His claim that Darwin has blown the Argument from Design (or the Teleological Argument) “out of the water” is baffling (page 103). Whether or not one accepts Darwin’s arguments, they are arguments about means, not cause or purpose. They give us Darwin’s (and Dawkins’) views of how living things came to be as they are. They do not tell us why they are as they are. It would seem that the Darwinian Theory still requires a Designer. Why do Darwin’s rules of natural selection, or of “goal-seeking behavior” work as they do (if they do)? And neither Darwin nor Dawkins has explained where life came from in the first place (back to the Uncaused Cause).

Dawkins next pooh-poohs Anselm’s Ontological Argument. I must admit that I have to concede this one. I have always felt that there was a bit of shakiness to the argument. Then he goes on to put down the Argument from Beauty and the Argument from Personal Experience, both of which he caricatures.

When he attempts to refute the Argument from Scripture (pages 177 ff), he shows his ignorance by his dependence on “reputable biblical scholars,” i.e., those who support his views by late-dating the biblical texts or positing a canon by-committee hypothesis. He seems to be totally ignorant of scholarship that supports the biblical texts and canon.

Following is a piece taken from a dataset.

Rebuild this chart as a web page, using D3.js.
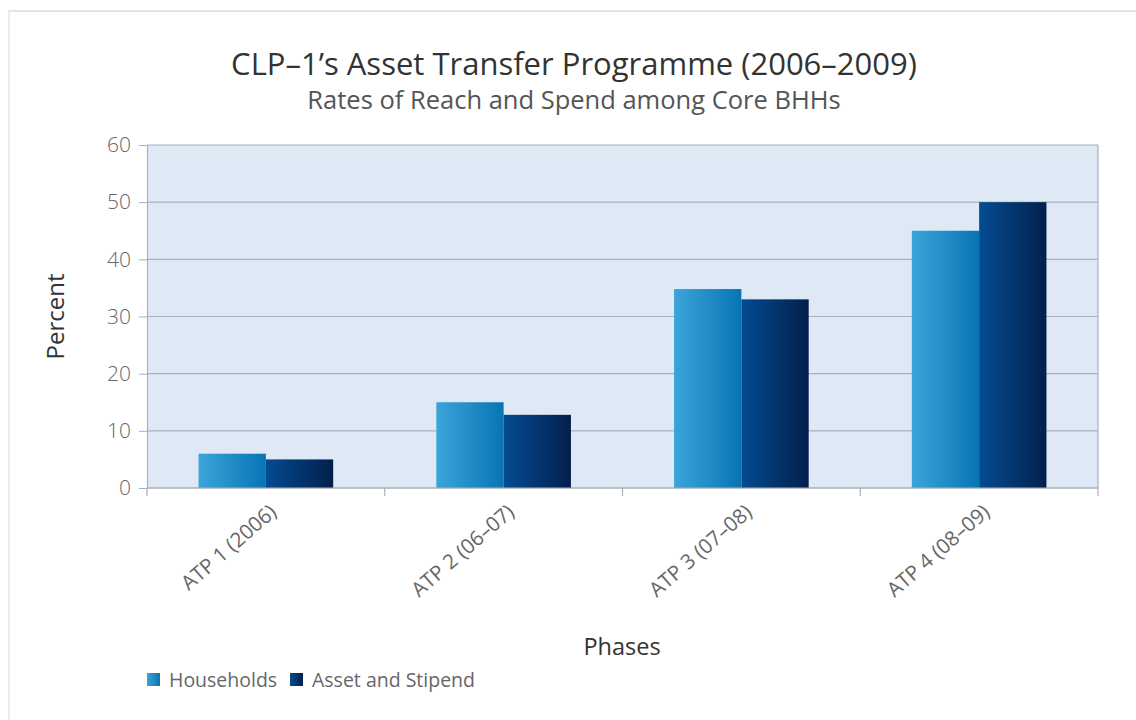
<!DOCTYPE html>
<html>
<head>
<meta charset="utf-8">
<script src="https://cdn.jsdelivr.net/npm/d3@7"></script>
<style>
  body { margin: 0; background: #fff; }
  text { font-family: "Open Sans", sans-serif; }
</style>
</head>
<body>
<div id="chart"></div>
<script>
// phases and values (percent of core BHHs)
var phases = ["ATP 1 (2006)", "ATP 2 (06–07)", "ATP 3 (07–08)", "ATP 4 (08–09)"];
var seriesNames = ["Households", "Asset and Stipend"];
var households = [6, 15, 34.8, 45];
var assetStipend = [5, 12.8, 33, 50];
var yTicks = [0, 10, 20, 30, 40, 50, 60];

var width = 1136, height = 720;
var margin = {top: 145, right: 38, bottom: 232, left: 147};

var svg = d3.select("#chart").append("svg")
    .attr("width", width)
    .attr("height", height);

// gradients for the bars
var defs = svg.append("defs");
var grads = [
    {id: "gHouse", from: "#3ba5da", to: "#0874b3"},
    {id: "gAsset", from: "#034c92", to: "#031f4c"}
];
grads.forEach(function(g){
    var lg = defs.append("linearGradient").attr("id", g.id)
        .attr("x1", "0%").attr("x2", "100%").attr("y1", "0%").attr("y2", "0%");
    lg.append("stop").attr("offset", "0%").attr("stop-color", g.from);
    lg.append("stop").attr("offset", "100%").attr("stop-color", g.to);
});

// faint frame
svg.append("line").attr("x1", 8).attr("x2", width).attr("y1", 11).attr("y2", 11)
    .attr("stroke", "#e4e4e4").attr("stroke-width", 2);
svg.append("line").attr("x1", 9).attr("x2", 9).attr("y1", 11).attr("y2", height)
    .attr("stroke", "#ececec").attr("stroke-width", 2);

var innerW = width - margin.left - margin.right;
var innerH = height - margin.top - margin.bottom;

var x0 = d3.scaleBand().domain(phases).range([0, innerW]).padding(0);
var x1 = d3.scaleBand().domain(seriesNames).range([0, x0.bandwidth()])
    .paddingInner(0).paddingOuter(0.766);
var y = d3.scaleLinear().domain([0, 60]).range([innerH, 0]);

var g = svg.append("g").attr("transform", "translate(" + margin.left + "," + margin.top + ")");

// plot background
g.append("rect").attr("width", innerW).attr("height", innerH).attr("fill", "#dfe9f6");

// gridlines
g.selectAll(".grid").data(yTicks).enter().append("line")
    .attr("x1", 0).attr("x2", innerW)
    .attr("y1", function(d){ return y(d); }).attr("y2", function(d){ return y(d); })
    .attr("stroke", "#a9b1ba").attr("stroke-width", 1.2);

// right border
g.append("line").attr("x1", innerW).attr("x2", innerW).attr("y1", 0).attr("y2", innerH)
    .attr("stroke", "#a9b1ba").attr("stroke-width", 1.2);

// bars
var rows = phases.map(function(p, i){
    return {phase: p, values: [households[i], assetStipend[i]]};
});
var fills = ["url(#gHouse)", "url(#gAsset)"];

var groups = g.selectAll(".phase").data(rows).enter().append("g")
    .attr("transform", function(d){ return "translate(" + x0(d.phase) + ",0)"; });

groups.selectAll("rect").data(function(d){ return d.values; }).enter().append("rect")
    .attr("x", function(d, i){ return x1(seriesNames[i]); })
    .attr("width", x1.bandwidth())
    .attr("y", function(d){ return y(d); })
    .attr("height", function(d){ return innerH - y(d); })
    .attr("fill", function(d, i){ return fills[i]; });

// y axis
var yAxis = g.append("g")
    .call(d3.axisLeft(y).tickValues(yTicks).tickSize(8).tickPadding(8));
yAxis.select(".domain").attr("stroke", "#a9b1ba").attr("stroke-width", 1.2);
yAxis.selectAll(".tick line").attr("stroke", "#a9b1ba");
yAxis.selectAll(".tick text")
    .attr("font-size", 21).attr("fill", "#666").attr("font-weight", 300)
    .style("font-family", "'Open Sans', sans-serif");

// x axis: ticks at band boundaries
var xAxisG = g.append("g").attr("transform", "translate(0," + innerH + ")");
xAxisG.append("line").attr("x1", 0).attr("x2", innerW)
    .attr("stroke", "#a9b1ba").attr("stroke-width", 1.2);
var bounds = phases.map(function(p){ return x0(p); }).concat([innerW]);
xAxisG.selectAll(".xt").data(bounds).enter().append("line")
    .attr("x1", function(d){ return d; }).attr("x2", function(d){ return d; })
    .attr("y1", 0).attr("y2", 8)
    .attr("stroke", "#a9b1ba").attr("stroke-width", 1.2);

xAxisG.selectAll(".xl").data(phases).enter().append("text")
    .attr("transform", function(d){
        return "translate(" + (x0(d) + x0.bandwidth() / 2 + 12) + ",26) rotate(-41)";
    })
    .attr("text-anchor", "end")
    .attr("font-size", 20.5).attr("fill", "#666")
    .text(function(d){ return d; });

// titles
svg.append("text").attr("x", 574).attr("y", 75).attr("text-anchor", "middle")
    .attr("font-size", 31).attr("fill", "#333")
    .text("CLP–1’s Asset Transfer Programme (2006–2009)");
svg.append("text").attr("x", 574).attr("y", 109).attr("text-anchor", "middle")
    .attr("font-size", 25.5).attr("fill", "#555")
    .text("Rates of Reach and Spend among Core BHHs");

svg.append("text")
    .attr("transform", "translate(64," + (margin.top + innerH / 2) + ") rotate(-90)")
    .attr("text-anchor", "middle").attr("font-size", 24).attr("fill", "#333")
    .text("Percent");

svg.append("text").attr("x", 622).attr("y", 655).attr("text-anchor", "middle")
    .attr("font-size", 23.5).attr("fill", "#333")
    .text("Phases");

// legend
var legX = [147, 290];
var leg = svg.selectAll(".leg").data(seriesNames).enter().append("g")
    .attr("transform", function(d, i){ return "translate(" + legX[i] + ",673)"; });
leg.append("rect").attr("width", 13).attr("height", 13)
    .attr("fill", function(d, i){ return fills[i]; });
leg.append("text").attr("x", 22).attr("y", 14)
    .attr("font-size", 19.5).attr("fill", "#666")
    .text(function(d){ return d; });
</script>
</body>
</html>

Apparently he’s not read C. S. Lewis, whom he refers to on page 117. Lewis in the passage referred to was not trying to use Scripture to persuade people to believe in God. Lewis was refuting the claim that Jesus was simply a “great moral teacher” but not God. Lewis said, “A man who was merely a man and said the sort of things Jesus said would not be a great moral teacher. He would either be a lunatic … or else he would be the Devil of Hell. You must make your choice. Either this man was, and is, the Son of God: or else a madman or something worse.” (Mere Christianity, page 56). Dawkins’“fourth possibility … that Jesus was honestly mistaken” is simply a restatement of Lewis’ “lunatic” reference. However, Dawkins simply writes the whole matter off by saying, “There is no good historical evidence that he (Jesus) ever thought he was divine.” This he does by simply denying that the Gospels are historical documents. In one place, he even claims that, “It is possible to mount a serious, though not widely supported historical case that Jesus never existed” (page 122), though he concedes that Jesus probably did.

The other “rebuttals” in the chapter are much the same: use evidence wherever you find it; use “experts” when they agree. However, I think I find that much of Dawkins’ arguing has its source in a sort of intellectual snobbery – a sort of gnosticism. “Atheists are likely to be drawn from among the better educated and more intelligent” (page 129). He and his fellow atheistic scientists are smarter than the average uneducated masses. That should settle the matter! Nyeah, nyeah, nyeah!

Dawkins makes an interesting attempt at refuting Pascal’s Wager: the argument that whatever the odds are, for or against God’s existence, one is safer by deciding to believe in God, as the eternal consequences outweigh the temporal (page 130). He claims that, “Believing is not something you can decide to do as a matter of policy.” And “What’s so special about believing?” (page 131). Well, if believing is not a big deal, why is he trying so hard to dissuade us from believing? I think Mr. Dawkins really does think believing is important. He has a belief system that he has decided to take and would like his readers to make the same decision.